去年今年貫く棒の如きもの 高浜虚子【季語=去年今年(冬)】

去年今年貫く棒の如きもの

高浜虚子))

今週、日曜から月曜にかけての未明、ハイクノミカタ・水曜日担当の橋本直さんから「大晦日は大年の句にしたので、去年今年つかうなら遠慮なくどうぞ」なる前振りがありまして…。

えへへ、まじ!とて、こちらに。うつくしきダチョウ倶楽部(伝統)の型。

しかしながら、本当は、この2週間が、「聖夜」と「除夜」の担当と判明した時に、別の虚子の句を考えていた。

 年を以て巨人としたり歩み去る       高濱虚子(大正2年12月、『五百句』所収)

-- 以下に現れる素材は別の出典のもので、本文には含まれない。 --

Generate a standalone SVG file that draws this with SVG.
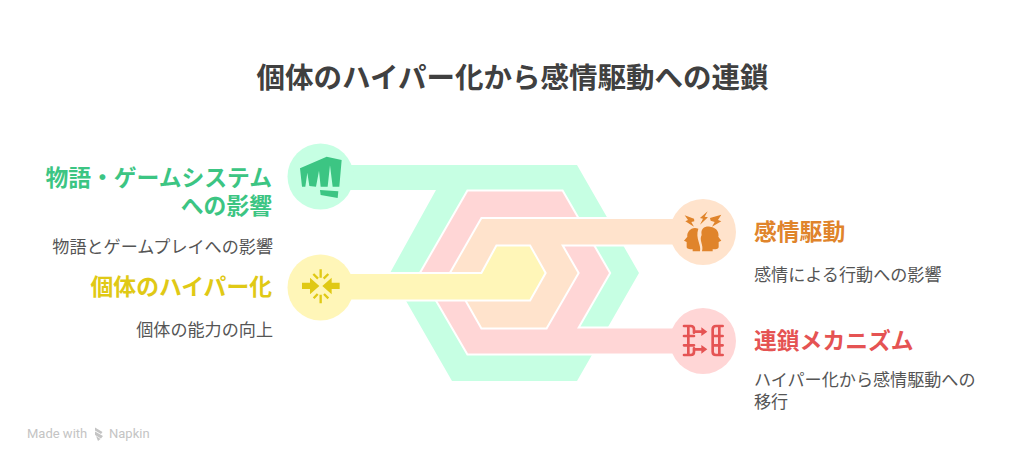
<svg xmlns="http://www.w3.org/2000/svg" width="1024" height="465" viewBox="0 0 1024 465">
<style>
text{font-family:"Noto Sans CJK JP","Noto Sans",sans-serif}
.title{font-size:28.5px;font-weight:700;fill:#404040;text-anchor:middle}
.h{font-size:22.8px;font-weight:700}
.b{font-size:17.1px;fill:#555}
.end{text-anchor:end}
.band{stroke:#fff;stroke-width:4;paint-order:stroke;stroke-linejoin:miter}
.g{fill:#3cc583}.y{fill:#e0c915}.o{fill:#e0842b}.r{fill:#e55353}
.foot{font-size:13px;fill:#c4c4c4;font-family:Roboto,sans-serif}
</style>
<rect width="1024" height="465" fill="#fff"/>
<text class="title" x="512.5" y="88">個体のハイパー化から感情駆動への連鎖</text>
<g id="connectors">
<polygon class="band" fill="#c6ffe3" points="320,165 577,165 639,273 577,381 452,381 390,273 436,190 320,190"/>
<polygon class="band" fill="#ffd6d6" points="468,191.5 562,191.5 609,273 577,328.5 703,328.5 703,353.5 468,353.5 421,273"/>
<polygon class="band" fill="#ffe3cc" points="482,219 703,219 703,244.5 561,244.5 577.5,273 546,327.5 482,327.5 451,273"/>
<polygon class="band" fill="#fff6b8" points="320,274 482,274 497,246.5 529.5,246.5 544.5,273 529.5,299.5 320,299.5"/>
</g>
<g id="node-story">
<circle cx="320.5" cy="176.5" r="33" fill="#c6ffe3"/>
<g transform="translate(280 130) scale(.3333)" class="g">
<path d="M60,115 L140,80 L185,90 L178,170 L158,170 L150,106 L143,170 L122,170 L117,122 L108,170 L88,168 L82,128 L76,170 L66,170 Z"/>
<path d="M120,180 L175,184 L173,204 L122,195 Z"/>
</g>
<text class="h g end" x="272" y="186">物語・ゲームシステム</text>
<text class="h g end" x="272" y="214">への影響</text>
<text class="b end" x="273" y="253">物語とゲームプレイへの影響</text>
</g>
<g id="node-hyper">
<circle cx="320.5" cy="287.5" r="33" fill="#fff6b8"/>
<g transform="translate(280 130) scale(.3333)">
<path class="y" d="M66,458 H90 V443 L118,468 L90,493 V477 H66 Z M179,458 H155 V443 L127,468 L155,493 V477 H179 Z"/>
<path fill="none" stroke="#e0c915" stroke-width="7" d="M122,418 V443 M122,494 V520 M100,432 L114,446 M145,432 L131,446 M101,505 L113,492 M145,505 L132,492"/>
</g>
<text class="h y end" x="272" y="295">個体のハイパー化</text>
<text class="b end" x="273" y="336">個体の能力の向上</text>
</g>
<g id="node-emotion">
<circle cx="703" cy="232" r="33" fill="#ffe3cc"/>
<g transform="translate(660 190) scale(.3333)" class="o">
<path d="M125,135 C121,115 135,108 150,110 C172,112 178,130 175,140 L184,152 L176,156 L176,170 C176,178 165,178 158,178 L158,184 L126,184 C132,165 116,150 125,135 Z"/>
<path d="M115,116 C95,108 80,125 82,140 L72,152 L80,156 L80,172 C82,178 92,178 98,178 L98,184 L120,184 C125,165 105,145 115,116 Z"/>
<path d="M143,64 L120,84 L129,86 L120,104 L144,82 L134,80 Z M102,86 L74,76 L84,90 L76,94 L102,110 L94,96 L103,94 Z M150,84 L184,74 L174,90 L184,94 L156,110 L164,96 L152,92 Z"/>
</g>
<text class="h o" x="754" y="240">感情駆動</text>
<text class="b" x="754" y="281">感情による行動への影響</text>
</g>
<g id="node-chain">
<circle cx="703" cy="341" r="33" fill="#ffd6d6"/>
<g transform="translate(670 300) scale(.3333)">
<path fill="none" stroke="#e55353" stroke-width="8" stroke-linecap="round" d="M42,78 H62 Q72,78 72,88 V98 M42,108 H72 M42,136 H72 M42,165 H62 Q72,165 72,155 V145 M55,78 V165 M72,95 H95 M72,148 H95 M158,78 H138 Q128,78 128,88 V155 Q128,165 138,165 H158 M128,108 H158 M128,136 H158 M148,78 V165"/>
<path class="r" d="M94,82 L112,95 L94,108 Z M94,135 L112,148 L94,161 Z"/>
</g>
<text class="h r" x="754" y="349">連鎖メカニズム</text>
<text class="b" x="754" y="386">ハイパー化から感情駆動への</text>
<text class="b" x="754" y="408">移行</text>
</g>
<g id="footer">
<text class="foot" x="27" y="438">Made with</text>
<path d="M95,427.5 L102.5,432 L101,434 L95,430.5 Z M95,431.5 L103,436 L101,438.5 L95,435 Z M96,436 L100.5,439 L98,441 Z" fill="#c4c4c4"/>
<text class="foot" x="109" y="438">Napkin</text>
</g>
</svg>
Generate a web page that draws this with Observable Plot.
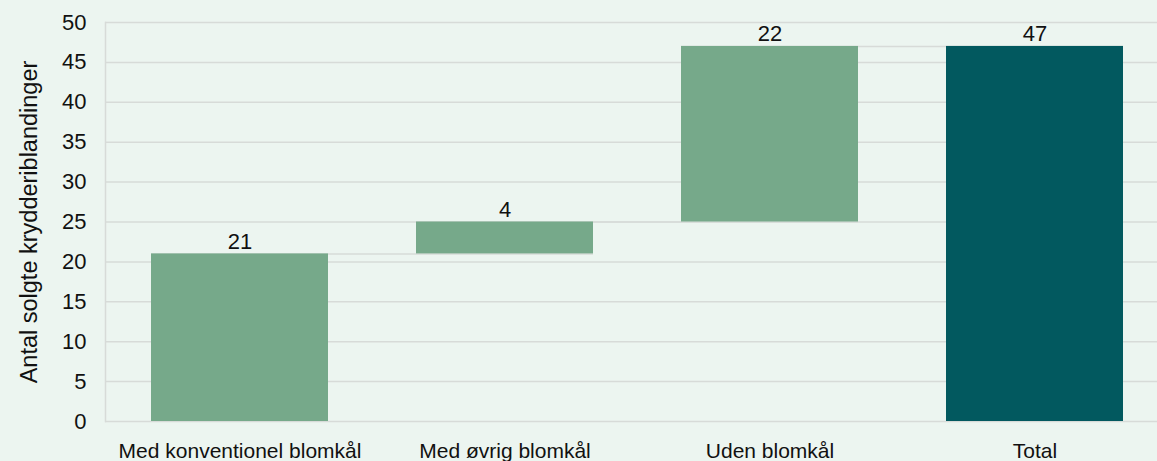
<!DOCTYPE html>
<html>
<head>
<meta charset="utf-8">
<script src="https://cdn.jsdelivr.net/npm/d3@7"></script>
<script src="https://cdn.jsdelivr.net/npm/@observablehq/plot@0.6"></script>
<style>
  html, body { margin: 0; padding: 0; background: #ecf5f0; overflow: hidden; }
  #chart svg { display: block; }
</style>
</head>
<body>
<div id="chart"></div>
<script>
// ---- Data ----
const categories = ["Med konventionel blomkål", "Med øvrig blomkål", "Uden blomkål", "Total"];
const values = [21, 4, 22, 47];
const kinds = ["delta", "delta", "delta", "total"];
const yTicks = [0, 5, 10, 15, 20, 25, 30, 35, 40, 45, 50];
const yLabel = "Antal solgte krydderiblandinger";

// ---- Build waterfall table ----
let run = 0;
const rows = categories.map((cat, i) => {
  let start, end;
  if (kinds[i] === "total") { start = 0; end = values[i]; }
  else { start = run; end = run + values[i]; run = end; }
  return {cat, value: values[i], start, end, kind: kinds[i], next: categories[i + 1]};
});
const connectors = rows.filter(d => d.next !== undefined);

const font = "'Liberation Sans', Arial, Helvetica, sans-serif";
const grid = "#d7dbd8";

const chart = Plot.plot({
  width: 1157,
  height: 461,
  marginTop: 22,
  marginBottom: 40,
  marginLeft: 105,
  marginRight: -12,
  style: {background: "#ecf5f0", fontFamily: font, color: "#111"},
  x: {domain: categories, paddingInner: 0.333, paddingOuter: 0.1667},
  y: {domain: [0, 50]},
  marks: [
    Plot.gridY(yTicks, {stroke: grid, strokeOpacity: 1, strokeWidth: 1.5}),
    Plot.frame({anchor: "left", stroke: grid, strokeWidth: 1.5}),
    Plot.ruleY(connectors, {y: "end", x1: "cat", x2: "next", stroke: grid, strokeWidth: 1.5}),
    Plot.barY(rows.filter(d => d.kind === "delta"), {x: "cat", y1: "start", y2: "end", fill: "#76a98a"}),
    Plot.barY(rows.filter(d => d.kind === "total"), {x: "cat", y1: "start", y2: "end", fill: "#02595f"}),
    Plot.text(rows, {x: "cat", y: "end", text: d => String(d.value), dy: -12, fontSize: 22, fill: "#111"}),
    Plot.axisY(yTicks, {tickSize: 0, tickPadding: 19, fontSize: 22, label: null}),
    Plot.text([yLabel], {frameAnchor: "left", textAnchor: "middle", rotate: -90, dx: -76, fontSize: 23.5, fill: "#111"}),
    Plot.axisX({tickSize: 0, tickPadding: 22, fontSize: 21, label: null})
  ]
});
document.getElementById("chart").appendChild(chart);
</script>
</body>
</html>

前の前の前の年号とはいえ、同じ2年だし、虚子俳諧復帰後の波乱の年の終わりに詠まれたこの一句に、ちょっと共感を覚えたからだ。しかし、よく近づいて曜日を数えれば、金曜は正確には元旦。元旦に「行年」でもないよねと、直さんのお進めに従うことにした。

が、まず、こちらの句。

この年が巨人として歩み去る。ここでは終わろうとするこの年は、「巨人」とされた。

巨人とは何だろう、まずは巨大な、人型のもので、だけれど思うに任せないもの。きっとそんな一年だったに違いない。しかし、その大いなる年も、今、過ぎ去ろうとしている。そう考えれば、句の見た目の印象に比べて、さっぱりした空気が漂っている。

その証拠に、翌年には

 時ものを解決するや春を待つ

 我が心或時軽し罌粟の花

など、何か前向きな句が並び始める。